__Directive__
Only the lines from the top of the listing below to the line that has "const arrowLevel = 1631;" should be echoed, with both ends kept and pictures left out.

»»

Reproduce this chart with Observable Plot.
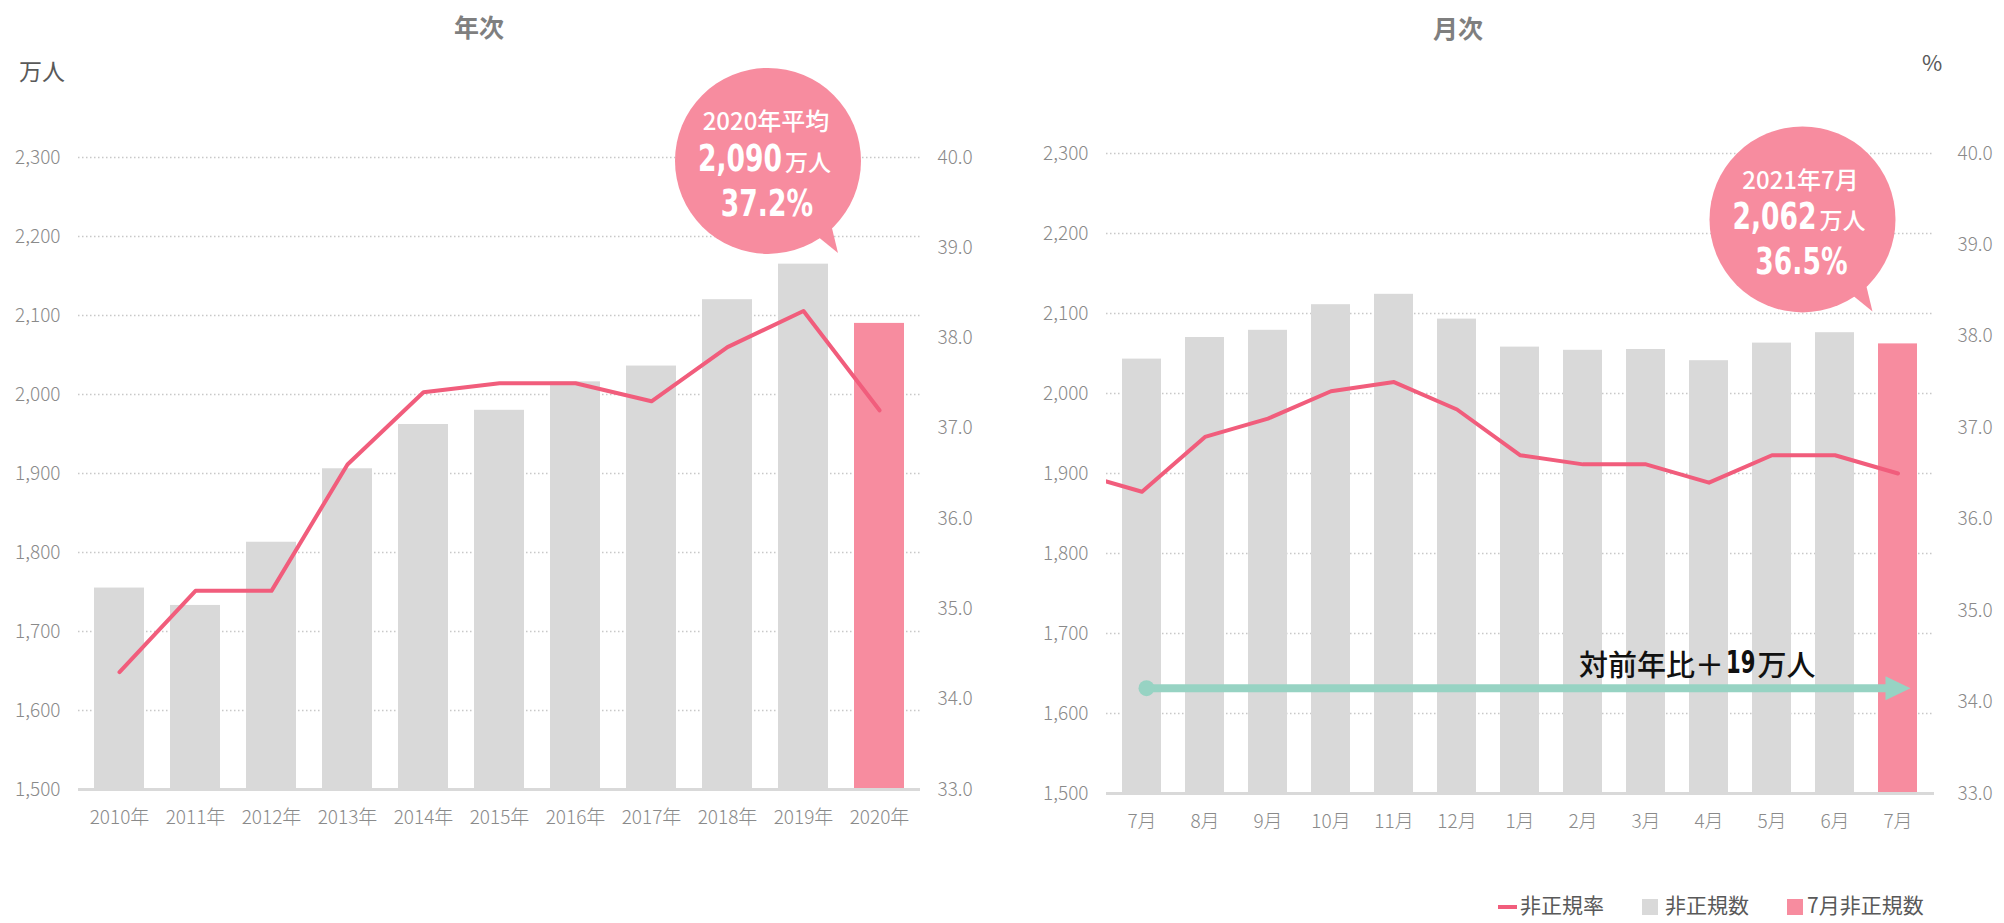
<!DOCTYPE html>
<html>
<head>
<meta charset="utf-8">
<script src="https://cdn.jsdelivr.net/npm/d3@7"></script>
<script src="https://cdn.jsdelivr.net/npm/@observablehq/plot@0.6"></script>
<style>
  body { margin: 0; background: #fff; }
  #page { position: relative; width: 2004px; height: 923px; overflow: hidden;
          font-family: "Noto Sans CJK JP", "Noto Sans", sans-serif; }
  .abs { position: absolute; line-height: 1; white-space: nowrap; }
  .title { font-size: 25px; font-weight: 700; color: #7f7f7f; }
  .unit { font-size: 23px; color: #595959; }
  .leg { font-size: 21px; color: #595959; }
</style>
</head>
<body>
<div id="page"></div>
<script>
// ---------------- data ----------------
const years = ["2010年","2011年","2012年","2013年","2014年","2015年","2016年","2017年","2018年","2019年","2020年"];
const yearCounts = [1755, 1733, 1813, 1906, 1962, 1980, 2016, 2036, 2120, 2165, 2090];   // 非正規数 (万人)
const yearRates  = [34.3, 35.2, 35.2, 36.6, 37.4, 37.5, 37.5, 37.3, 37.9, 38.3, 37.2];   // 非正規率 (%)

const monthKeys   = ["2020-07","2020-08","2020-09","2020-10","2020-11","2020-12","2021-01","2021-02","2021-03","2021-04","2021-05","2021-06","2021-07"];
const monthLabels = ["7月","8月","9月","10月","11月","12月","1月","2月","3月","4月","5月","6月","7月"];
const monthCounts = [2043, 2070, 2079, 2111, 2124, 2093, 2058, 2054, 2055, 2041, 2063, 2076, 2062];
const monthRates  = [36.3, 36.9, 37.1, 37.4, 37.5, 37.2, 36.7, 36.6, 36.6, 36.4, 36.7, 36.7, 36.5];
const priorKey  = "2020-06";   // month before the window (line enters from the left edge)
const priorRate = 36.5;

const countTicks = [1500, 1600, 1700, 1800, 1900, 2000, 2100, 2200, 2300];
const rateTicks  = [33, 34, 35, 36, 37, 38, 39, 40];
const arrowLevel = 1631;   // level of the year-over-year arrow (万人)

// ---------------- styles ----------------
const GRAY = "#d9d9d9", PINK = "#f78c9f", LINE = "#f15d7c", GREEN = "#97d3c3";
const GRID = "#c8c8c8", AXIS = "#8a8a8a";
const FONT = "'Noto Sans CJK JP', 'Noto Sans', sans-serif";
const HEAVY = "'DejaVu Sans', sans-serif";
const fmt = d3.format(",");

const yBase = countTicks[0], yTop = countTicks[countTicks.length - 1];
const rBase = rateTicks[0], rTop = rateTicks[rateTicks.length - 1];
const rateToY = r => yBase + (r - rBase) * (yTop - yBase) / (rTop - rBase);

function bw(x) {
  return typeof x.bandwidth === "function" ? x.bandwidth() : (x.bandwidth || 0);
}
// condensed heavy numerals: DejaVu Sans Bold squeezed horizontally
function naturalEm(s) {
  let w = 0;
  for (const c of s) w += /[0-9]/.test(c) ? 0.696 : (c === "%" ? 1.002 : 0.38);
  return w;
}
function heavyText(g, s, x, y, size, squeeze, anchor) {
  const w = naturalEm(s) * size * squeeze;
  const x0 = anchor === "middle" ? x - w / 2 : anchor === "end" ? x - w : x;
  g.append("text")
    .attr("transform", `translate(${x0},${y}) scale(${squeeze},1)`)
    .attr("text-anchor", "start")
    .attr("dominant-baseline", "central")
    .style("font", `bold ${size}px ${HEAVY}`).text(s);
  return w;
}

function callout({key, value, dx, dy, lines}) {
  return (index, scales) => {
    const x = scales.x, y = scales.y;
    const cx = x(key) + bw(x) / 2 + dx, cy = y(value) + dy;
    const r = 93;
    const g = d3.create("svg:g");
    const a1 = 45 * Math.PI / 180, a2 = 57 * Math.PI / 180;
    g.append("path")
      .attr("d", `M${cx + (r - 4) * Math.cos(a1)},${cy + (r - 4) * Math.sin(a1)} L${cx + 70},${cy + 92} L${cx + (r - 4) * Math.cos(a2)},${cy + (r - 4) * Math.sin(a2)}Z`)
      .attr("fill", PINK);
    g.append("circle").attr("cx", cx).attr("cy", cy).attr("r", r).attr("fill", PINK);
    const tg = g.append("g").attr("fill", "#fff");
    tg.append("text").attr("x", cx - 2).attr("y", cy - 41)
      .attr("text-anchor", "middle").attr("dominant-baseline", "central")
      .style("font", `500 24px ${FONT}`).text(lines[0]);
    // line 2: big number + 万人
    const size = 38, squeeze = 0.7, unitW = 47, gap = 3;
    const numW = naturalEm(lines[1]) * size * squeeze;
    const sx = cx - 3 - (numW + gap + unitW) / 2;
    heavyText(tg, lines[1], sx, cy - 3, size, squeeze, "start");
    tg.append("text").attr("x", sx + numW + gap).attr("y", cy)
      .attr("text-anchor", "start").attr("dominant-baseline", "central")
      .style("font", `500 23px ${FONT}`).text("万人");
    // line 3: percentage
    heavyText(tg, lines[2], cx - 1, cy + 42, size, squeeze, "middle");
    return g.node();
  };
}

function yoyArrow(k0, k1, level, diff) {
  return (index, scales) => {
    const x = scales.x, y = scales.y, b = bw(x);
    const x0 = x(k0) + b / 2 + 5, x1 = x(k1) + b / 2 + 13, yy = y(level);
    const g = d3.create("svg:g");
    g.append("line").attr("x1", x0).attr("x2", x1 - 22).attr("y1", yy).attr("y2", yy)
      .attr("stroke", GREEN).attr("stroke-width", 8);
    g.append("circle").attr("cx", x0).attr("cy", yy).attr("r", 8).attr("fill", GREEN);
    g.append("path").attr("d", `M${x1},${yy} L${x1 - 25},${yy - 12} L${x1 - 25},${yy + 12}Z`).attr("fill", GREEN);
    const tg = g.append("g").attr("fill", "#111");
    const end = x1 - 95, ty = yy - 25;
    tg.append("text").attr("x", end).attr("y", ty).attr("text-anchor", "end").attr("dominant-baseline", "central")
      .style("font", `500 29px ${FONT}`).text("万人");
    const w = heavyText(tg, String(diff), end - 60, ty - 1, 32, 0.66, "end");
    tg.append("text").attr("x", end - 60 - w - 2).attr("y", ty).attr("text-anchor", "end").attr("dominant-baseline", "central")
      .style("font", `500 29px ${FONT}`).text("対前年比＋");
    return g.node();
  };
}

function makeChart({keys, domain, range, tickFormat, counts, lineData, width, height, m, padIn, rightDx, extras}) {
  const bars = keys.map((k, i) => ({key: k, value: counts[i], last: i === keys.length - 1}));
  return Plot.plot({
    width, height,
    marginLeft: m[0], marginRight: m[1], marginTop: m[2], marginBottom: m[3],
    style: {fontFamily: FONT, fontSize: "19px", fontWeight: 300, color: AXIS, background: "transparent", overflow: "visible"},
    x: {domain, range, paddingInner: padIn, paddingOuter: padIn / 2, tickSize: 0, tickPadding: 21, label: null, tickFormat},
    y: {domain: [yBase, yTop], ticks: countTicks.length - 1, tickFormat: d => fmt(d), tickSize: 0, tickPadding: 18, label: null},
    marks: [
      Plot.ruleY(countTicks.slice(1), {stroke: GRID, strokeWidth: 1.5, strokeDasharray: "1.5,2.5"}),
      Plot.barY(bars.filter(d => !d.last), {x: "key", y1: yBase, y2: "value", fill: GRAY}),
      Plot.barY(bars.filter(d => d.last), {x: "key", y1: yBase, y2: "value", fill: PINK}),
      Plot.ruleY([yBase], {stroke: GRAY, strokeWidth: 3}),
      Plot.line(lineData, {x: "key", y: d => rateToY(d.rate), stroke: LINE, strokeWidth: 4, clip: true}),
      Plot.text(rateTicks, {y: d => rateToY(d), text: d => d.toFixed(1), frameAnchor: "right", textAnchor: "start", dx: rightDx}),
      ...extras
    ]
  });
}

const page = document.getElementById("page");
function place(node, left, top) {
  const d = document.createElement("div");
  d.className = "abs";
  d.style.left = left + "px"; d.style.top = top + "px";
  d.appendChild(node);
  page.appendChild(d);
  return d;
}
function label(text, cls, left, top, extraStyle) {
  const d = document.createElement("div");
  d.className = "abs " + cls;
  d.style.left = left + "px"; d.style.top = top + "px";
  if (extraStyle) Object.assign(d.style, extraStyle);
  d.textContent = text;
  page.appendChild(d);
  return d;
}

// ---------------- left: 年次 ----------------
const L = {w: 1000, h: 870, m: [78, 80, 157, 81]};
const leftSvg = makeChart({
  keys: years, domain: years, range: undefined, tickFormat: d => d,
  counts: yearCounts,
  lineData: years.map((k, i) => ({key: k, rate: yearRates[i]})),
  width: L.w, height: L.h, m: L.m, padIn: 0.347, rightDx: 17,
  extras: [callout({key: years[years.length - 1], value: yearCounts[yearCounts.length - 1], dx: -111, dy: -162,
    lines: ["2020年平均", fmt(yearCounts[yearCounts.length - 1]), yearRates[yearRates.length - 1].toFixed(1) + "%"]})]
});
place(leftSvg, 0, 0);

// ---------------- right: 月次 ----------------
const R = {w: 1004, h: 870, m: [106, 70, 153, 77]};
const frameW = R.w - R.m[0] - R.m[1];
const stepR = frameW / monthKeys.length;
const labelMap = new Map(monthKeys.map((k, i) => [k, monthLabels[i]]));
const lineKeys = [priorKey, ...monthKeys];
const lineRates = [priorRate, ...monthRates];
const rightSvg = makeChart({
  keys: monthKeys, domain: lineKeys, range: [R.m[0] - stepR, R.w - R.m[1]],
  tickFormat: k => labelMap.get(k) || "",
  counts: monthCounts,
  lineData: lineKeys.map((k, i) => ({key: k, rate: lineRates[i]})),
  width: R.w, height: R.h, m: R.m, padIn: 0.375, rightDx: 23,
  extras: [
    yoyArrow(monthKeys[0], monthKeys[monthKeys.length - 1], arrowLevel, monthCounts[monthCounts.length - 1] - monthCounts[0]),
    callout({key: monthKeys[monthKeys.length - 1], value: monthCounts[monthCounts.length - 1], dx: -95, dy: -124,
      lines: ["2021年7月", fmt(monthCounts[monthCounts.length - 1]), monthRates[monthRates.length - 1].toFixed(1) + "%"]})
  ]
});
place(rightSvg, 1000, 0);

// ---------------- titles & units ----------------
label("年次", "title", 479, 14, {transform: "translateX(-50%)"});
label("月次", "title", 1458, 15, {transform: "translateX(-50%)"});
label("万人", "unit", 19, 59);
label("%", "unit", 1922, 50, {fontSize: "22px"});

// ---------------- legend ----------------
function swatch(left, top, w, h, color) {
  const d = document.createElement("div");
  d.className = "abs";
  Object.assign(d.style, {left: left + "px", top: top + "px", width: w + "px", height: h + "px", background: color});
  page.appendChild(d);
}
swatch(1498, 905, 19, 4, LINE);
label("非正規率", "leg", 1520, 894);
swatch(1642, 899, 16, 16, GRAY);
label("非正規数", "leg", 1665, 894);
swatch(1787, 899, 16, 16, PINK);
label("7月非正規数", "leg", 1807, 894);
</script>
</body>
</html>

««

__Worked answer__
Reproduce this chart with Observable Plot.
<!DOCTYPE html>
<html>
<head>
<meta charset="utf-8">
<script src="https://cdn.jsdelivr.net/npm/d3@7"></script>
<script src="https://cdn.jsdelivr.net/npm/@observablehq/plot@0.6"></script>
<style>
  body { margin: 0; background: #fff; }
  #page { position: relative; width: 2004px; height: 923px; overflow: hidden;
          font-family: "Noto Sans CJK JP", "Noto Sans", sans-serif; }
  .abs { position: absolute; line-height: 1; white-space: nowrap; }
  .title { font-size: 25px; font-weight: 700; color: #7f7f7f; }
  .unit { font-size: 23px; color: #595959; }
  .leg { font-size: 21px; color: #595959; }
</style>
</head>
<body>
<div id="page"></div>
<script>
// ---------------- data ----------------
const years = ["2010年","2011年","2012年","2013年","2014年","2015年","2016年","2017年","2018年","2019年","2020年"];
const yearCounts = [1755, 1733, 1813, 1906, 1962, 1980, 2016, 2036, 2120, 2165, 2090];   // 非正規数 (万人)
const yearRates  = [34.3, 35.2, 35.2, 36.6, 37.4, 37.5, 37.5, 37.3, 37.9, 38.3, 37.2];   // 非正規率 (%)

const monthKeys   = ["2020-07","2020-08","2020-09","2020-10","2020-11","2020-12","2021-01","2021-02","2021-03","2021-04","2021-05","2021-06","2021-07"];
const monthLabels = ["7月","8月","9月","10月","11月","12月","1月","2月","3月","4月","5月","6月","7月"];
const monthCounts = [2043, 2070, 2079, 2111, 2124, 2093, 2058, 2054, 2055, 2041, 2063, 2076, 2062];
const monthRates  = [36.3, 36.9, 37.1, 37.4, 37.5, 37.2, 36.7, 36.6, 36.6, 36.4, 36.7, 36.7, 36.5];
const priorKey  = "2020-06";   // month before the window (line enters from the left edge)
const priorRate = 36.5;

const countTicks = [1500, 1600, 1700, 1800, 1900, 2000, 2100, 2200, 2300];
const rateTicks  = [33, 34, 35, 36, 37, 38, 39, 40];
const arrowLevel = 1631;   // level of the year-over-year arrow (万人)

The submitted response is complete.